Mackenzie Hwy. extension to Dempster could cost $1.7B

The Government of the Northwest Territories says it will cost about $1.7 billion to extend the Mackenzie Valley Highway to the Dempster Highway.

Territorial government hoping feds will pay most of the cost

Mackenzie highway extension costly

11 years ago
Duration 2:55
A decades-old plan to extend the Mackenzie highway to Inuvik could cost as much as $1.7 billion.

The Government of the Northwest Territories says it will cost about $1.7 billion to extend the Mackenzie Valley Highway from Wrigley, N.W.T. to the Dempster Highway — just south of Inuvik, N.W.T

But the territorial government hasn't committed any money to the project. It's hoping the federal government will pay for most of it.

New road construction in all of Canada's territories is a federal responsibility. That means the feds pay for at least some of the costs.

Long-time plan

The highway extension is an idea that's decades in the making. The Mackenzie Valley Highway dates back to the 1960s and 70s, when then-Prime Minister John Diefenbaker wanted to build roads in Northern Canada to get at resources such as oil and minerals. 
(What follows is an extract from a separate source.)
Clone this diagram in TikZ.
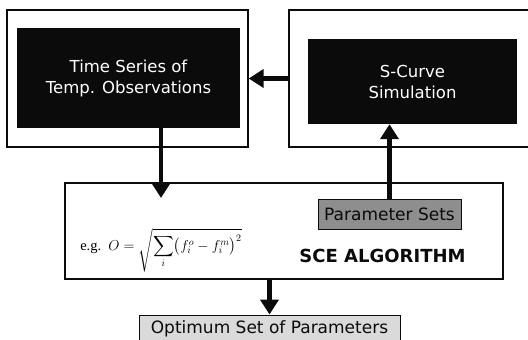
\documentclass[tikz,border=0pt]{standalone}
\usepackage{amsmath}
\usepackage{fontspec}
\setmainfont{DejaVu Sans}
\newfontfamily\serifeg{Liberation Serif}
\usetikzlibrary{arrows.meta,positioning}
\definecolor{tinta}{HTML}{0B0B0B}
\definecolor{grisosc}{HTML}{8E8E8E}
\definecolor{grisclaro}{HTML}{DADADA}
\tikzset{
  marco/.style={draw=tinta,line width=1.3pt,fill=white,inner sep=0pt},
  bloque/.style={fill=tinta,text=white,inner sep=0pt,align=center,font=\fontsize{16.5}{21}\selectfont},
  rotulo/.style={draw=tinta,line width=0.9pt,inner sep=0pt,font=\fontsize{17}{20}\selectfont,text=tinta},
  flecha/.style={draw=tinta,line width=4.5pt,-{Triangle[width=18pt,length=15pt]}},
}
\begin{document}
\begin{tikzpicture}[x=1pt,y=-1pt]
\useasboundingbox (0,0) rectangle (528,340);
\coordinate (c1) at (127.5,78.5);
\coordinate (c2) at (128.5,78);
\coordinate (c3) at (410.5,78.5);
\coordinate (c4) at (412.5,81.5);
\coordinate (c5) at (284,231);
\coordinate (c6) at (389.5,214);
\coordinate (c7) at (269.5,329);
\node[marco,minimum width=241pt,minimum height=137pt] (obsmarco) at (c1) {};
\node[bloque,minimum width=223pt,minimum height=100pt] (obsbloque) at (c2) {Time Series of\\Temp. Observations};
\node[marco,minimum width=243pt,minimum height=137pt] (simmarco) at (c3) {};
\node[bloque,minimum width=209pt,minimum height=85pt] (simbloque) at (c4) {S-Curve\\Simulation};
\node[marco,line width=1.8pt,minimum width=438pt,minimum height=96pt] (scemarco) at (c5) {};
\node[rotulo,fill=grisosc,minimum width=143pt,minimum height=30pt] (parametros) at (c6) {Parameter Sets};
\node[font=\fontsize{14.5}{16}\selectfont,inner sep=0pt] (formula) at (161,250)
  {{\serifeg e.g.}\enspace$\displaystyle O=\sqrt{\sum_i\bigl(f_i^{o}-f_i^{m}\bigr)^2}$};
\node[font=\fontsize{18}{20}\selectfont\bfseries,text=tinta] (sce) at (382.5,256) {SCE ALGORITHM};
\node[rotulo,fill=grisclaro,minimum width=261pt,minimum height=28pt] (optimo) at (c7) {Optimum Set of Parameters};
\coordinate (entrada) at (161,198);
\draw[flecha] (simmarco.west) -- (obsmarco.east);
\draw[flecha] (obsbloque.south -| entrada) -- (entrada);
\draw[flecha] (parametros.north) -- (simbloque.south -| parametros.north);
\draw[flecha] (optimo.north |- scemarco.south) -- (optimo.north);
\end{tikzpicture}
\end{document}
The big project at the time was the Dempster Highway. But the government also built part of the Mackenzie Valley Highway starting in Fort Simpson, N.W.T. But construction stopped in Wrigley when aboriginal groups in the area expressed concerns about the environmental and social impact of the project.

Some people in the Sahtu, the area the highway extension would run through, still have those concerns.

"Children [are] not attending school, they're not being looked after properly," says Sharon Pellisey, Chief of Wrigley. "These problems already exist in every community. With the highway coming through, that will escalate."

Still, some very preliminary steps are being taken.

"A lot of the old information was dusted off," says Jim Stevens, director of the Mackenzie Valley Highway Project. Engineering and environmental work originally done more than two decades ago is being updated using modern architectural and environmental methods, Stevens says.

As director of the project, Stevens hopes the federal government will buy in. "It just builds momentum to say, 'Hey, we're ready to go on this, what's your decision?'" he says.

Cece McCauley of Norman Wells, the founder of Women Warriors of the Sahtu, has also been pounding on Ottawa's door to get the highway done.

"We've got to do something. There are some young people who have never been out of the Sahtu," she says.

But Stevens says the preliminary work and the regulatory approval will take years, possibly until about 2017 — right when the Inuvik to Tuktoyaktuk Highway is set to be finished.